Digital Transformation
Digital transformation is the coordinated use of digital technologies to modify or create business models, processes, products, and customer or employee experiences within an organization.
Expanded Explanation
1. Technical Function and Core Characteristics
Digital transformation uses digital technologies such as cloud computing, data analytics, automation, and digital platforms to modify how an organization operates and delivers value. It involves changes to processes, information flows, organizational structures, and technology stacks in an integrated manner.
Research and analyst definitions describe digital transformation as an enterprise-wide program that aligns technology adoption with business strategy, governance, and performance objectives. It usually includes systematic use of data, software, and connectivity to support new capabilities and operating models.
2. Enterprise Usage and Architectural Context
In enterprise environments, digital transformation appears as multi-year portfolios of initiatives that span business units, shared services, and IT. These initiatives often reorganize legacy systems into more modular, cloud-based, and API-centric architectures to support interoperability and scalability.
Architecture teams connect digital transformation objectives to reference architectures that cover domains such as customer experience, digital workplace, data and analytics, cybersecurity, and application modernization.

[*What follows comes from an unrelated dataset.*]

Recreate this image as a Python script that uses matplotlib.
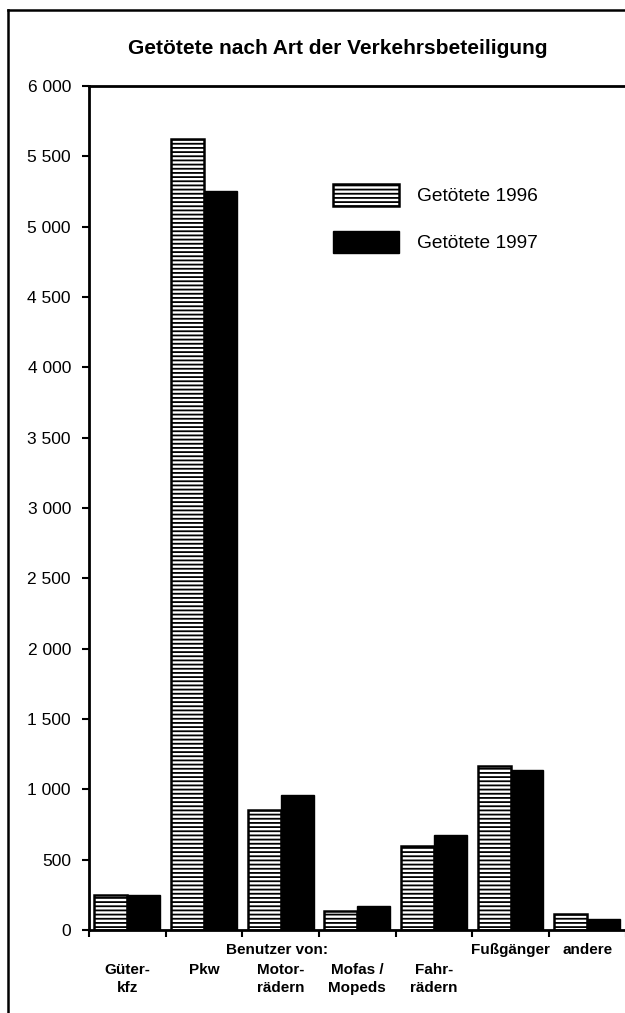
import matplotlib
matplotlib.use('Agg')
import matplotlib.pyplot as plt
import matplotlib.transforms as mtransforms
from matplotlib.lines import Line2D
from matplotlib.ticker import FuncFormatter, MultipleLocator
import numpy as np

# data
categories = ['Güter-\nkfz', 'Pkw', 'Motor-\nrädern', 'Mofas /\nMopeds', 'Fahr-\nrädern', 'Fußgänger', 'andere']
killed_1996 = [248, 5622, 855, 135, 595, 1165, 113]
killed_1997 = [247, 5251, 962, 170, 677, 1135, 78]
series_labels = ['Getötete 1996', 'Getötete 1997']
title = 'Getötete nach Art der Verkehrsbeteiligung'
group_label = 'Benutzer von:'

plt.rcParams['font.family'] = ['Liberation Sans', 'DejaVu Sans']
plt.rcParams['hatch.linewidth'] = 1.3
plt.rcParams['hatch.color'] = 'black'

W, H = 625, 1013
fig = plt.figure(figsize=(W / 100, H / 100), dpi=100)

def fx(px):
  return px / W

def fy(py):
  return 1 - py / H

ax = fig.add_axes([fx(89), fy(930), fx(625.5) - fx(89), fy(86) - fy(930)])

x = np.arange(len(categories))
bw = 0.43
b96 = ax.bar(x - bw / 2, killed_1996, bw, color='white', edgecolor='black',
             hatch='----', linewidth=1.8, label=series_labels[0])
b97 = ax.bar(x + bw / 2, killed_1997, bw, color='black', edgecolor='black',
             linewidth=1.0, label=series_labels[1])

ax.set_xlim(-0.5, len(categories) - 0.5)
ax.set_ylim(0, 6000)
ax.yaxis.set_major_locator(MultipleLocator(500))
ax.yaxis.set_major_formatter(FuncFormatter(lambda v, p: '{:,}'.format(int(v)).replace(',', ' ')))
ax.tick_params(axis='y', direction='out', length=5, width=1.5, pad=8, labelsize=12.5)

# ticks between categories, labels placed by hand
ax.set_xticks(np.arange(-0.5, len(categories) - 0.4, 1.0))
ax.set_xticklabels([])
ax.tick_params(axis='x', direction='out', length=5, width=1.5)

for s in ['left', 'bottom', 'top']:
  ax.spines[s].set_linewidth(2.0)
ax.spines['right'].set_visible(False)

lab_size = 11
trans = mtransforms.blended_transform_factory(ax.transData, fig.transFigure)
for i, c in enumerate(categories):
  if '\n' in c:
    top, bot = c.split('\n')
    ax.text(i, fy(970), top, transform=trans, ha='center', va='center',
            fontsize=lab_size, fontweight='bold')
    ax.text(i, fy(988), bot, transform=trans, ha='center', va='center',
            fontsize=lab_size, fontweight='bold')
  else:
    yy = 970 if c == 'Pkw' else 950
    ax.text(i, fy(yy), c, transform=trans, ha='center', va='center',
            fontsize=lab_size, fontweight='bold')
ax.text(1.95, fy(950), group_label, transform=trans, ha='center', va='center',
        fontsize=lab_size, fontweight='bold')

fig.text(fx(338), fy(48), title, ha='center', va='center', fontsize=15, fontweight='bold')

ax.legend(handles=[b96, b97], loc='upper left', bbox_to_anchor=(fx(333), fy(184)),
          bbox_transform=fig.transFigure, frameon=False, fontsize=13.8,
          borderpad=0, borderaxespad=0, handlelength=3.45, handleheight=1.4,
          labelspacing=1.3, handletextpad=0.94)

# outer frame of the scanned figure
fig.add_artist(Line2D([fx(8), fx(8)], [0, fy(10)], color='black', lw=1.8))
fig.add_artist(Line2D([fx(8), 1], [fy(10), fy(10)], color='black', lw=1.8))

fig.savefig('out.png', dpi=100)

Frameworks from research and standards bodies emphasize governance, risk management, and alignment with business outcomes when planning digital transformation roadmaps.
3. Related or Adjacent Technologies
Digital transformation programs often incorporate technologies and practices such as cloud migration, microservices, containerization, Artificial Intelligence (AI), Machine Learning (ML), robotic process automation, and low-code or no-code development. They also use data platforms for analytics, business intelligence, and data governance.
Analyst firms describe digital transformation as related to concepts such as digital business, enterprise modernization, Industry 4.0, and smart manufacturing. Cybersecurity architectures, identity and access management, and zero trust models function as foundational elements that support these initiatives.
4. Business and Operational Significance
Enterprises use digital transformation to adjust products, services, and operations to digital channels and data-centric workflows. Reported objectives include revenue growth, cost optimization, operational resilience, regulatory compliance, and improved customer and employee experience.
From an operational perspective, digital transformation requires coordinated change across technology, processes, skills, and culture. Organizations formalize this work through governance structures, investment plans, metrics, and continuous improvement practices that monitor and adjust digital initiatives.